According to the Bharat Survey for EdTech (BaSE) 2025, released by the Central Square Foundation, 63% of surveyed children and 87% of teachers use educational technology. However, the data shows that usage is heavily skewed toward general-purpose platforms rather than specialized learning tools. Only 6% of children use dedicated educational apps like Duolingo or ePathshala, while the vast majority rely on YouTube, WhatsApp, and Google.

Usage of Generative AI (GenAI) is growing, but literacy regarding the technology lags behind. While 50% of children and over 80% of teachers have heard of GenAI, a significant portion confuses it with traditional internet search. Two-thirds of children and roughly half of teachers mistakenly identified GenAI as a tool that simply retrieves facts from the internet, rather than a system that generates new content based on probability.

Gouri Gupta, a director at the foundation, noted that adoption is "preceding understanding." She explained that because most users are introduced to these tools organically by peers rather than through a structured curriculum, they lack a fundamental grasp of what the technology actually does.

The Bigger Picture

The Search Engine Misconception

The confusion between AI and search engines poses real risks for learning. According to a review of LLM-based search threats, traditional search engines index and retrieve existing web pages, whereas Large Language Models (LLMs) like ChatGPT are "next-token predictors." They do not "know" facts; they predict the most likely next word in a sentence. This fundamental difference means AI can confidently hallucinate information—presenting falsehoods as facts—which is dangerous for students looking for homework help.
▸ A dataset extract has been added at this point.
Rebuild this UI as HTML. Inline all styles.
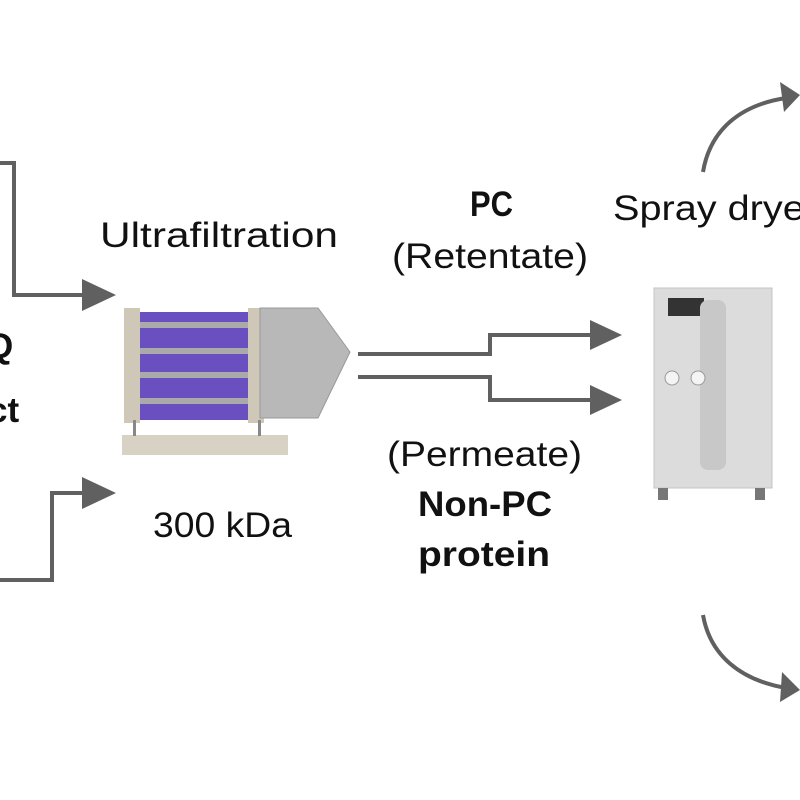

Formal vs. Informal Learning

The dominance of YouTube over specialized apps highlights a preference for informal learning. Research on cognitive development suggests that while informal tools spark curiosity, they lack the structured learning outcomes and evaluations provided by formal platforms. Specialized apps are designed with specific pedagogical goals, whereas general platforms rely on algorithms designed for engagement, not education.

Teacher Adoption Drivers

While student adoption of specialized tools is low, 45% of teachers reported using government-backed platforms like DIKSHA. This higher adoption rate is likely driven by policy rather than organic preference. Studies on India’s digital infrastructure indicate that government mandates and training programs have successfully integrated these tools into the professional workflow of millions of teachers, though infrastructure gaps remain a challenge in rural areas.

What This Means for Families

This gap in AI literacy suggests that children are using powerful tools without understanding their limitations. If a student believes ChatGPT is a search engine, they are likely to trust its output implicitly, bypassing the critical thinking required to verify sources. As we previously reported, experts have already raised concerns about data privacy with these tools; now, the concern extends to basic factual reliability.

Furthermore, the heavy reliance on YouTube suggests that parents need to be more active in curating their children's digital diet. While Google has introduced features to help parents manage screen time, as noted in our coverage of Google's 'School Time' updates, the quality of content remains a variable that algorithms alone cannot solve.

What You Can Do

  • Demonstrate the difference: Sit down with your child and ask the same question to Google and a GenAI tool. Point out how Google provides sources, while the AI generates a paragraph that requires fact-checking.
  • Verify AI outputs: Teach children that AI can "hallucinate." Encourage them to find a second source for any fact provided by a chatbot.
  • Balance the app diet: If your child relies solely on YouTube for learning, introduce one specialized app (like Duolingo or Khan Academy) that offers structured progress and feedback.